* begin Source material *

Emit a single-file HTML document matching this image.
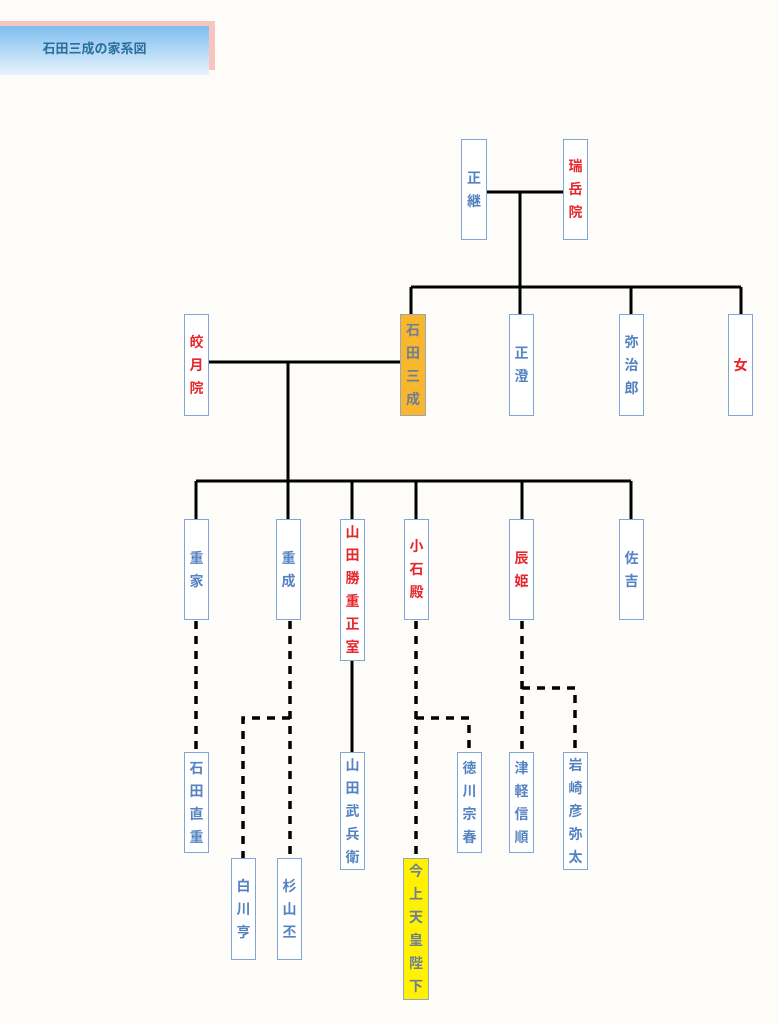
<!DOCTYPE html>
<html><head><meta charset="utf-8"><style>
html,body{margin:0;padding:0;}
body{width:777px;height:1024px;background:#fdfcf8;position:relative;overflow:hidden;font-family:"Liberation Sans","Noto Sans CJK JP",sans-serif;}
.b{position:absolute;box-sizing:border-box;border:1.5px solid #7fa7d6;background:#fff;display:flex;align-items:center;justify-content:center;text-align:center;font-size:14px;font-weight:bold;line-height:23px;color:#5583c2;}
.r{color:#e6262b;}
svg{position:absolute;left:0;top:0;}
</style></head><body>
<div style="position:absolute;left:0;top:21px;width:215px;height:49px;background:#f7c4c0;"></div>
<div style="position:absolute;left:0;top:26px;width:209px;height:49px;background:linear-gradient(#7dbdee,#e8f4fd);display:flex;align-items:center;justify-content:center;font-size:13px;font-weight:bold;color:#2b6f9e;padding-right:20px;padding-bottom:6px;box-sizing:border-box;">石田三成の家系図</div>
<svg width="777" height="1024">
<g stroke="#000" stroke-width="3" fill="none">
<path d="M487 192H563M520 192V287M411 287H741M411 287V314M520 287V314M631 287V314M741 287V314"/>
<path d="M209 362H400M288 362V481M196 481H631M196 481V519M288 481V519M352 481V519M416 481V519M522 481V519M631 481V519"/>
<path d="M352 661V752"/>
</g>
<g stroke="#000" stroke-width="3.5" fill="none" stroke-dasharray="8,7">
<path d="M196 621V752"/>
<path d="M290 621V858"/>
<path d="M290 718H243V858"/>
<path d="M416 621V858"/>
<path d="M416 718H469V752"/>
<path d="M522 621V752"/>
<path d="M522 688H575V752"/>
</g>
</svg>
<div class="b" style="left:461px;top:139px;width:26px;height:101px;">正<br>継</div>
<div class="b r" style="left:563px;top:139px;width:25px;height:101px;">瑞<br>岳<br>院</div>
<div class="b r" style="left:184px;top:314px;width:25px;height:102px;">皎<br>月<br>院</div>
<div class="b" style="left:400px;top:314px;width:26px;height:102px;background:#f8b72c;border-color:#9aa6b8;color:#6f7f96;">石<br>田<br>三<br>成</div>
<div class="b" style="left:509px;top:314px;width:25px;height:102px;">正<br>澄</div>
<div class="b" style="left:619px;top:314px;width:25px;height:102px;">弥<br>治<br>郎</div>
<div class="b r" style="left:728px;top:314px;width:25px;height:102px;">女</div>
<div class="b" style="left:184px;top:519px;width:25px;height:101px;">重<br>家</div>
<div class="b" style="left:276px;top:519px;width:25px;height:101px;">重<br>成</div>
<div class="b r" style="left:340px;top:519px;width:25px;height:142px;">山<br>田<br>勝<br>重<br>正<br>室</div>
<div class="b r" style="left:404px;top:519px;width:25px;height:101px;">小<br>石<br>殿</div>
<div class="b r" style="left:509px;top:519px;width:25px;height:101px;">辰<br>姫</div>
<div class="b" style="left:619px;top:519px;width:25px;height:101px;">佐<br>吉</div>
<div class="b" style="left:184px;top:752px;width:25px;height:101px;">石<br>田<br>直<br>重</div>
<div class="b" style="left:340px;top:752px;width:25px;height:118px;">山<br>田<br>武<br>兵<br>衛</div>
<div class="b" style="left:457px;top:752px;width:25px;height:101px;">徳<br>川<br>宗<br>春</div>
<div class="b" style="left:509px;top:752px;width:25px;height:101px;">津<br>軽<br>信<br>順</div>
<div class="b" style="left:563px;top:752px;width:25px;height:118px;">岩<br>崎<br>彦<br>弥<br>太</div>
<div class="b" style="left:231px;top:858px;width:25px;height:102px;">白<br>川<br>亨</div>
<div class="b" style="left:277px;top:858px;width:25px;height:102px;">杉<br>山<br>丕</div>
<div class="b" style="left:403px;top:858px;width:26px;height:142px;background:#fff200;border-color:#9aa6b8;color:#6f7f96;">今<br>上<br>天<br>皇<br>陛<br>下</div>
</body></html>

* end Source material *

Copy out all of the material exactly as written, without its pictures.

Output for this exercise:
Emit a single-file HTML document matching this image.
<!DOCTYPE html>
<html><head><meta charset="utf-8"><style>
html,body{margin:0;padding:0;}
body{width:777px;height:1024px;background:#fdfcf8;position:relative;overflow:hidden;font-family:"Liberation Sans","Noto Sans CJK JP",sans-serif;}
.b{position:absolute;box-sizing:border-box;border:1.5px solid #7fa7d6;background:#fff;display:flex;align-items:center;justify-content:center;text-align:center;font-size:14px;font-weight:bold;line-height:23px;color:#5583c2;}
.r{color:#e6262b;}
svg{position:absolute;left:0;top:0;}
</style></head><body>
<div style="position:absolute;left:0;top:21px;width:215px;height:49px;background:#f7c4c0;"></div>
<div style="position:absolute;left:0;top:26px;width:209px;height:49px;background:linear-gradient(#7dbdee,#e8f4fd);display:flex;align-items:center;justify-content:center;font-size:13px;font-weight:bold;color:#2b6f9e;padding-right:20px;padding-bottom:6px;box-sizing:border-box;">石田三成の家系図</div>
<svg width="777" height="1024">
<g stroke="#000" stroke-width="3" fill="none">
<path d="M487 192H563M520 192V287M411 287H741M411 287V314M520 287V314M631 287V314M741 287V314"/>
<path d="M209 362H400M288 362V481M196 481H631M196 481V519M288 481V519M352 481V519M416 481V519M522 481V519M631 481V519"/>
<path d="M352 661V752"/>
</g>
<g stroke="#000" stroke-width="3.5" fill="none" stroke-dasharray="8,7">
<path d="M196 621V752"/>
<path d="M290 621V858"/>
<path d="M290 718H243V858"/>
<path d="M416 621V858"/>
<path d="M416 718H469V752"/>
<path d="M522 621V752"/>
<path d="M522 688H575V752"/>
</g>
</svg>
<div class="b" style="left:461px;top:139px;width:26px;height:101px;">正<br>継</div>
<div class="b r" style="left:563px;top:139px;width:25px;height:101px;">瑞<br>岳<br>院</div>
<div class="b r" style="left:184px;top:314px;width:25px;height:102px;">皎<br>月<br>院</div>
<div class="b" style="left:400px;top:314px;width:26px;height:102px;background:#f8b72c;border-color:#9aa6b8;color:#6f7f96;">石<br>田<br>三<br>成</div>
<div class="b" style="left:509px;top:314px;width:25px;height:102px;">正<br>澄</div>
<div class="b" style="left:619px;top:314px;width:25px;height:102px;">弥<br>治<br>郎</div>
<div class="b r" style="left:728px;top:314px;width:25px;height:102px;">女</div>
<div class="b" style="left:184px;top:519px;width:25px;height:101px;">重<br>家</div>
<div class="b" style="left:276px;top:519px;width:25px;height:101px;">重<br>成</div>
<div class="b r" style="left:340px;top:519px;width:25px;height:142px;">山<br>田<br>勝<br>重<br>正<br>室</div>
<div class="b r" style="left:404px;top:519px;width:25px;height:101px;">小<br>石<br>殿</div>
<div class="b r" style="left:509px;top:519px;width:25px;height:101px;">辰<br>姫</div>
<div class="b" style="left:619px;top:519px;width:25px;height:101px;">佐<br>吉</div>
<div class="b" style="left:184px;top:752px;width:25px;height:101px;">石<br>田<br>直<br>重</div>
<div class="b" style="left:340px;top:752px;width:25px;height:118px;">山<br>田<br>武<br>兵<br>衛</div>
<div class="b" style="left:457px;top:752px;width:25px;height:101px;">徳<br>川<br>宗<br>春</div>
<div class="b" style="left:509px;top:752px;width:25px;height:101px;">津<br>軽<br>信<br>順</div>
<div class="b" style="left:563px;top:752px;width:25px;height:118px;">岩<br>崎<br>彦<br>弥<br>太</div>
<div class="b" style="left:231px;top:858px;width:25px;height:102px;">白<br>川<br>亨</div>
<div class="b" style="left:277px;top:858px;width:25px;height:102px;">杉<br>山<br>丕</div>
<div class="b" style="left:403px;top:858px;width:26px;height:142px;background:#fff200;border-color:#9aa6b8;color:#6f7f96;">今<br>上<br>天<br>皇<br>陛<br>下</div>
</body></html>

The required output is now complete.